There are dangers coming from Russia’s invasion of Georgia.  Such as rewarding the invasion of neighboring countries and expanding the Gap generally.  But these are nothing that we did not face when Iraq invaded Kuwait in 1990. That did not destroy globalization.  That merely was a teachable moment on the question of war as a tool of diplomacy.  This is the same.

(Note, by the way, that these posts, which show Russia as being ten feet tall, talk all the time of ‘modeling’ but never of behavior modification through rewads.  One concept is in pop culture. Another is a well observed behavior of all learning systems. The lack of analyis by the Russia-first crowd is all the more disturbing, because of its repetitive rhetoric and narrow focus. )

Russia is not an evil empire, not half the world economy, only a runt gap state lashing out aat one pillar of the Core when another pillar does not go along.  The only country so far to recognize Russia’s dreamlands of Abkhazia and South Ossetia is Nicaragua, of all places! (ButBelarus may be on board too, if you want to run up the number of Russia’s friends!)  Russia has had its feeling hurt in two organizations it thought it owned — the Shanghai Cooperation Organization (actually run by China) and the Collective Security Treaty Organization (a gathering of fellow central asian dictatorships) — neither of which recognized the dremlands either.

My advice: Abandon the thinking of the 1980s.  It is a generation out of debate.

7 thoughts on “1980s Thinking”

  1. not to be snarky, are you agreeing and/or disagreeing with Barnett?

    The idea that India picked up the pace of reforms because of the fall of communism and the “discrediting” of socialism is bunk. Indian reforms started in the 1980s as a state driven effort to modernize. Results were overinvestment in certain areas (high tech education, chemicals, industry) while ignoring basic reforms (education, food). In 1991, the key path to reform was that India had run out of foreign exchange and had to start selling gold reserves on the international market.

    They didn’t really have a choice, although based on ten years experience they knew which policies to adopt.

    The key effect of the fall of communism inside India was money flows to Soviet oriented commie parties stopped and those parties suddenly needed to become friendly to local money to survive. Chinese communist parties, however, have continued to thrive. As commmies in India are a regional phenomenon, it didn’t change much on the national political scene.

  2. The only way we are going to see another cold war is if somehow Russia defines a new ‘Core’ based in its rule-set, and that rule-set somehow rivals (or is percieved to rival) that of the Western ‘Core.’

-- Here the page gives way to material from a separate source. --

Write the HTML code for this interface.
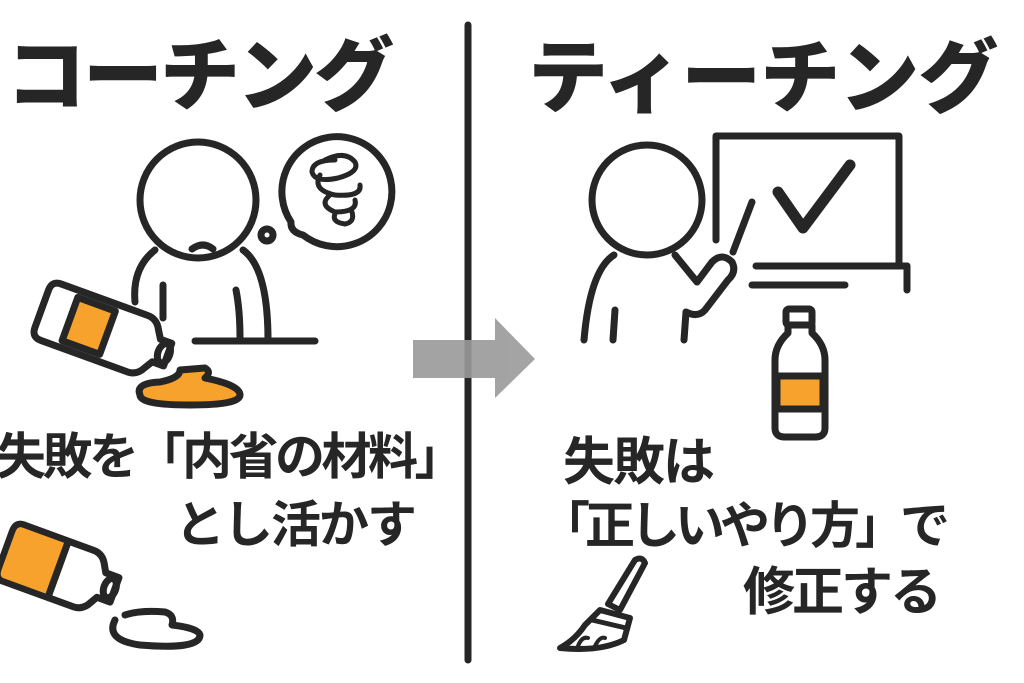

    An actual rivalry is incredibly unlikely. The West’s rule-set is much more developed and accepted and intrinsically stronger. A percieved rivalry, however, is more likely and much more dangerous and could define a confrontation and conflict that should never have happened in the first place.

    Is this the perception (4GW) / context (5GW) battleground of the future?

  3. India’s reforms were “by accident”. They were the result of a cautious attempt to apply basic economics principles to the economy and business structures. Had more politicians and business figures caught on to what was being attempted it would have been shut down far faster than it eventually was.

    India’s democracy is perhaps twice as dysfunctional as ours with far better (and many more) organized competing interest groups. When analyzing India now or in the recent past we should keep that in mind.

    (backstory on this can be found in “India After Gandhi” & “India Unbound”, both exceptional reads)

    Charlie,
    In a business and investment sense though, the Indian Communists in power are now far more capitalist than anything resembling communism. The social & political programs remain somewhat of a Communist bent.

  4. Eddie:

    the people designing the reforms were not “accidental”. They knew what they were doing. The politicians adopting their proposals may not have wanted to move into a market system, but everyone agreed the previous “permit raj” was broken. Go talk to Manmohan Singh or Montek Ahluwalia for the real backstory.

  5. Great coments!

    Arherring,

    Russia is a gap state, so while it causes real dangers of regime collapse for some New Core states, and of course imperils the Seam, there is no chance of it exporting a ruleset to the Core — except of course in the sense of destroying the institutions of some systems, and dragging them down into the Gap.

    Charlie,

    I disagree with 1980s Cold War thinking, and agree with Tom’s Core-Seam-Gap model.

    Eddie + Charlie,

    It sounds to me like you are agreeing, both emphasizing the heroic efforts of Singh and those like him in reforming India, while both noting that much of the political class did not realize what was happening at the time.

    That said, India had been doing far more than applying “basic economic principles” to the system.. it had been running the country on advanced socialist and Keynesian principles for many decades. The 1980s showed the collapse of one socialist or Keynesian economy after the other, and gave both a way out (market reforms) and a way further into the ground (doing nothing, or less than nothing).